Edward Snowden documents: NSA spied on Brazil and Mexico
Brazil announces it will demand an explanation from the US after allegations that the National Security Agency (NSA) spied on Brazilian government communications.
The allegations were made by Rio-based journalist Glenn Greenwald in a programme on TV Globo on Sunday.
Glenn Greenwald obtained secret files from whistle-blower Edward Snowden.
Communications from the Mexican president were also accessed by the NSA, Glenn Greenwald said.
Glenn Greenwald, a columnist for the Guardian newspaper, told TV Globo’s news programme Fantastico that secret documents leaked by Edward Snowden showed how US agents had spied on communications between aides of Brazil’s President Dilma Rousseff.
Brazil’s Justice Minister Jose Eduardo Cardozo said that “if these facts prove to be true, it would be unacceptable and could be called an attack on our country’s sovereignty”.
According to the report, the NSA also used a program to access all internet content that President Dilma Rousseff visited online.
The report also alleges that the NSA monitored the communications of Mexican President Enrique Pena Nieto before he was elected.
Glenn Greenwald said that a document dating from June 2012 showed that Enrique Pena Nieto’s emails were being read.
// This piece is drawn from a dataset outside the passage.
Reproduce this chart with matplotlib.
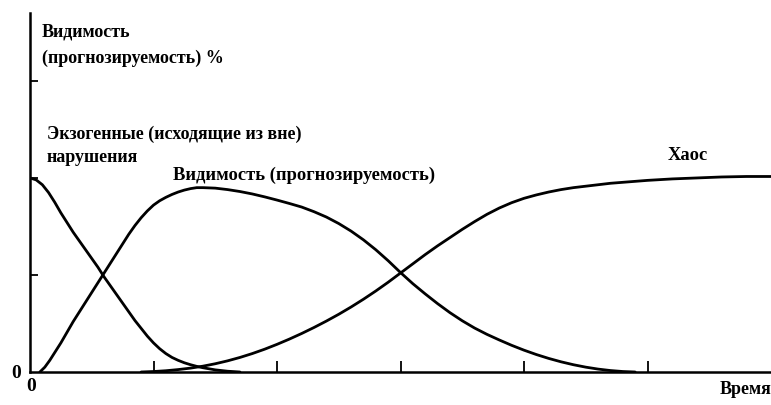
import matplotlib
matplotlib.use("Agg")
import matplotlib.pyplot as plt

# Data (x: time in tick units, y: level in tick units)
exo_x = [0.0, 0.05, 0.1, 0.15, 0.2, 0.25, 0.3, 0.35, 0.4, 0.45, 0.5, 0.55, 0.6, 0.65, 0.7,
         0.75, 0.8, 0.85, 0.9, 0.95, 1.0, 1.05, 1.1, 1.15, 1.2, 1.25, 1.3, 1.35, 1.4, 1.5,
         1.6, 1.7]
exo_y = [2.00, 1.98, 1.93, 1.85, 1.75, 1.64, 1.54, 1.44, 1.35, 1.26, 1.17, 1.08, 0.98, 0.89, 0.80,
         0.71, 0.62, 0.53, 0.45, 0.37, 0.30, 0.24, 0.19, 0.15, 0.12, 0.095, 0.075, 0.058, 0.044, 0.022,
         0.008, 0.0]

vis_x = [0.08, 0.12, 0.16, 0.2, 0.25, 0.3, 0.35, 0.4, 0.45, 0.5, 0.55, 0.6, 0.65, 0.7, 0.75,
         0.8, 0.85, 0.9, 0.95, 1.0, 1.05, 1.1, 1.15, 1.2, 1.25, 1.3, 1.35, 1.4, 1.5, 1.6,
         1.7, 1.8, 1.9, 2.0, 2.1, 2.2, 2.3, 2.4, 2.5, 2.6, 2.7, 2.8, 2.9, 3.0, 3.1,
         3.2, 3.3, 3.4, 3.5, 3.6, 3.7, 3.8, 3.9, 4.0, 4.1, 4.2, 4.3, 4.4, 4.5, 4.6,
         4.7, 4.8, 4.9]
vis_y = [0.0, 0.05, 0.12, 0.20, 0.30, 0.41, 0.52, 0.62, 0.72, 0.82, 0.92, 1.02, 1.12, 1.22, 1.32,
         1.42, 1.51, 1.59, 1.66, 1.72, 1.765, 1.80, 1.83, 1.855, 1.875, 1.89, 1.90, 1.90, 1.895, 1.88,
         1.86, 1.835, 1.805, 1.772, 1.737, 1.70, 1.652, 1.597, 1.53, 1.452, 1.362, 1.26, 1.147, 1.025, 0.91,
         0.805, 0.705, 0.612, 0.528, 0.453, 0.388, 0.33, 0.275, 0.225, 0.18, 0.14, 0.105, 0.075, 0.05, 0.03,
         0.015, 0.005, 0.0]

chaos_x = [0.9, 1.0, 1.1, 1.2, 1.3, 1.4, 1.5, 1.6, 1.7, 1.8, 1.9, 2.0, 2.1, 2.2, 2.3,
           2.4, 2.5, 2.6, 2.7, 2.8, 2.9, 3.0, 3.1, 3.2, 3.3, 3.4, 3.5, 3.6, 3.7, 3.8,
           3.9, 4.0, 4.1, 4.2, 4.3, 4.4, 4.5, 4.6, 4.7, 4.8, 4.9, 5.0, 5.2, 5.4, 5.6,
           5.8, 6.0]
chaos_y = [0.0, 0.005, 0.013, 0.025, 0.04, 0.06, 0.085, 0.115, 0.15, 0.19, 0.235, 0.285, 0.339, 0.397, 0.459,
           0.525, 0.595, 0.67, 0.75, 0.835, 0.925, 1.02, 1.115, 1.21, 1.30, 1.385, 1.47, 1.55, 1.625, 1.69,
           1.745, 1.79, 1.825, 1.855, 1.88, 1.90, 1.915, 1.93, 1.945, 1.955, 1.965, 1.975, 1.99, 2.0, 2.01,
           2.015, 2.015]

x_ticks = [1, 2, 3, 4, 5]
y_ticks = [1, 2, 3]

y_title = "Видимость\n(прогнозируемость) %"
exo_label = "Экзогенные (исходящие из вне)\nнарушения"
vis_label = "Видимость (прогнозируемость)"
chaos_label = "Хаос"
x_title = "Время"

W, H = 771, 405
fig = plt.figure(figsize=(W / 100, H / 100), dpi=100)
ax_left, ax_bottom, ax_right, ax_top = 30, 372, 771, 13
ax = fig.add_axes([ax_left / W, 1 - ax_bottom / H, (ax_right - ax_left) / W, (ax_bottom - ax_top) / H])
ax.set_xlim(0, 6.0)
ax.set_ylim(0, 3.7)

for s in ["top", "right"]:
    ax.spines[s].set_visible(False)
for s in ["left", "bottom"]:
    ax.spines[s].set_linewidth(1.8)
    ax.spines[s].set_color("black")

ax.set_xticks(x_ticks)
ax.set_yticks(y_ticks)
ax.set_xticklabels([])
ax.set_yticklabels([])
ax.tick_params(axis="x", direction="in", length=8, width=1.3)
ax.tick_params(axis="y", direction="in", length=6, width=1.3)

lw = 2.0
for xs, ys in [(exo_x, exo_y), (vis_x, vis_y), (chaos_x, chaos_y)]:
    ax.plot(xs, ys, color="black", lw=lw, solid_capstyle="round", solid_joinstyle="round")

font = dict(family=["Liberation Serif", "DejaVu Serif"], fontweight="bold", color="black")

fig.text(42 / W, 1 - 24 / H, y_title, ha="left", va="top", fontsize=13, linespacing=1.65, **font)
fig.text(47 / W, 1 - 126 / H, exo_label, ha="left", va="top", fontsize=13, linespacing=1.4, **font)
fig.text(173 / W, 1 - 167 / H, vis_label, ha="left", va="top", fontsize=13.3, **font)
fig.text(668 / W, 1 - 147 / H, chaos_label, ha="left", va="top", fontsize=13.3, **font)
fig.text(771 / W, 1 - 381 / H, x_title, ha="right", va="top", fontsize=13, **font)
fig.text(11 / W, 1 - 373 / H, "0", ha="left", va="center", fontsize=14, **font)
fig.text(31 / W, 1 - 378 / H, "0", ha="center", va="top", fontsize=14, **font)

fig.savefig("out.png", dpi=100)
A spokesman for the Mexican foreign ministry told the Agence France Presse news agency that he had seen the report but had no comment.
The documents were provided to Glenn Greenwald by ex-US intelligence analyst Edward Snowden, who was granted temporary asylum in Russia after leaking secret information to media in the US and Britain.
Glenn Greenwald was the first journalist to reveal the secret documents leaked by Edward Snowden on June 6. Since then, he has written a series of stories about surveillance by US and UK authorities.
The detention last month for nine hours at London’s Heathrow airport of Glenn Greenwald’s partner, David Miranda, caused widespread controversy in the UK and abroad.
Glenn Greenwald said the detention of his partner amounted to “bullying” and was “clearly intended to send a message of intimidation” to those working on the NSA revelations.
The British government said that it was right for the police to act if they believed that someone had “highly sensitive stolen information”.